Single- vs multi-deploy

There is a separate dimension of “single-deploy” vs “multi-deploy”.

A single-tenant, multi-deploy system is deployed multiple times to support multiple tenants, each with their own deployment. From a customer interaction perspective, a “single-tenant, multi-deploy” application might behave the same as a “multi-tenant, single-deploy” application. To the customer it feels like they have their own silo-ed version of the app. The difference is in the implementation, but for some enterprise clients, this separation of data is important.

A single-tenant, single-deploy system is a system in which there is really only one top-level data owner. The data owner may grant some data access controls to users of their application instance, but to a lesser degree than “full ownership”.

Examples

Single-tenant, single-deploy

I consider Facebook, LinkedIn, and Twitter to be single-tenant, single-deploy systems. These systems are operating against one giant pool of shared data. They offer users privacy control within the single tenant, but ultimately the data is “owned” by the social networks. The expectation when data is uploaded to these networks is that is visible to other users. This is very different than a SaaS product like Turbotax.

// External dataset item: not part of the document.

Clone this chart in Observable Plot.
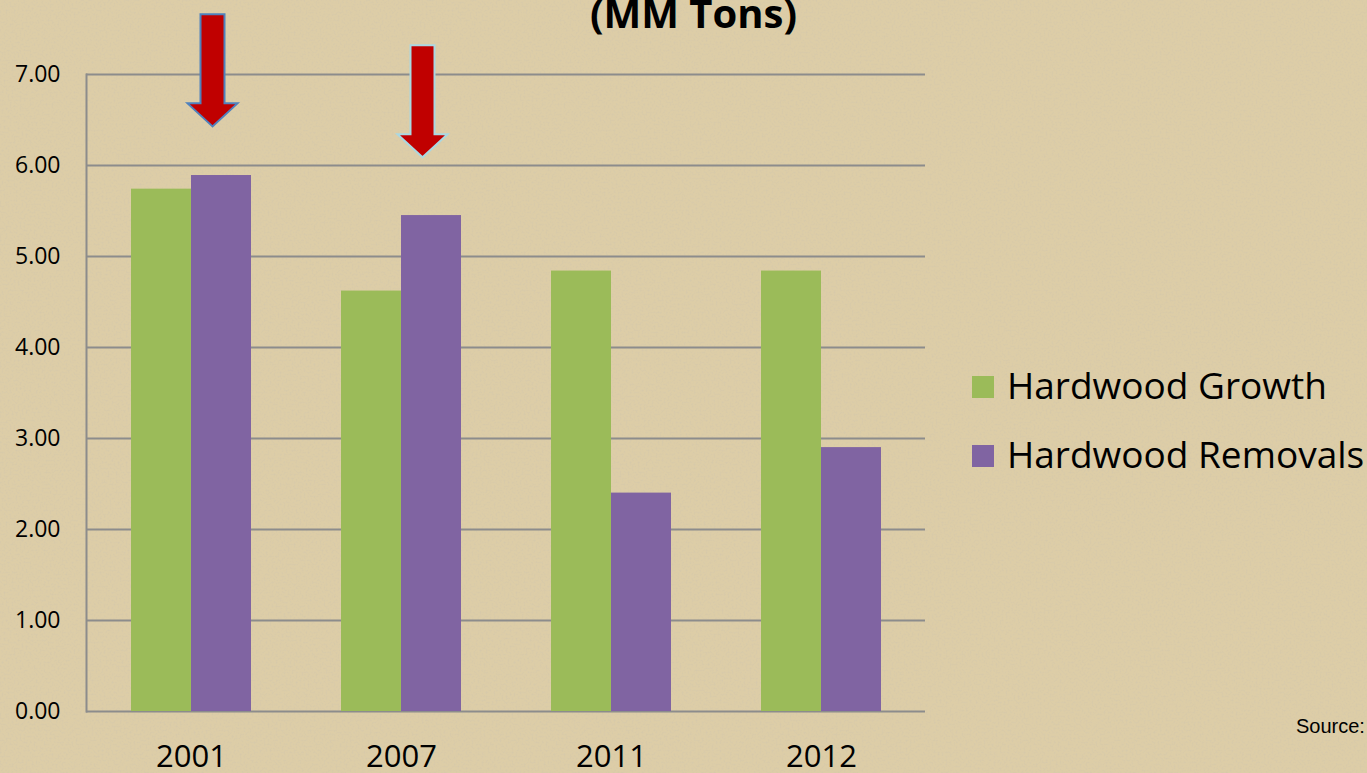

Single-tenant, multi-deploy

Drata uses a single-tenant database architecture, likely with a multi-tenant application instance. I know this only because they advertise their implementation on their about page. Functionally it looks the same as a multi-tenant, single-deploy architecture.

Multi-tenant, single-deploy

Slack is a multi-tenant, single-instance system. When a company signs up for Slack, they get their own isolated “instance” of Slack with their own channels and messages. In Slack, the “#general” channel for Company Foo is separate from the “#general” channel for Company Bar, and each company retains ownership of their data. Other multi-tenant SaaS products include Quickbooks, Stripe, AWS, Oracle TMS, SAP TMS, Google Enterprise. Almost all enterprise SaaS products support multiple tenants.

Logistics domain

The logistics domain is interesting because customers typically want systems with some sharing capabilities (like LinkedIn) but also retain strict isolation and ownership of other data (like AWS).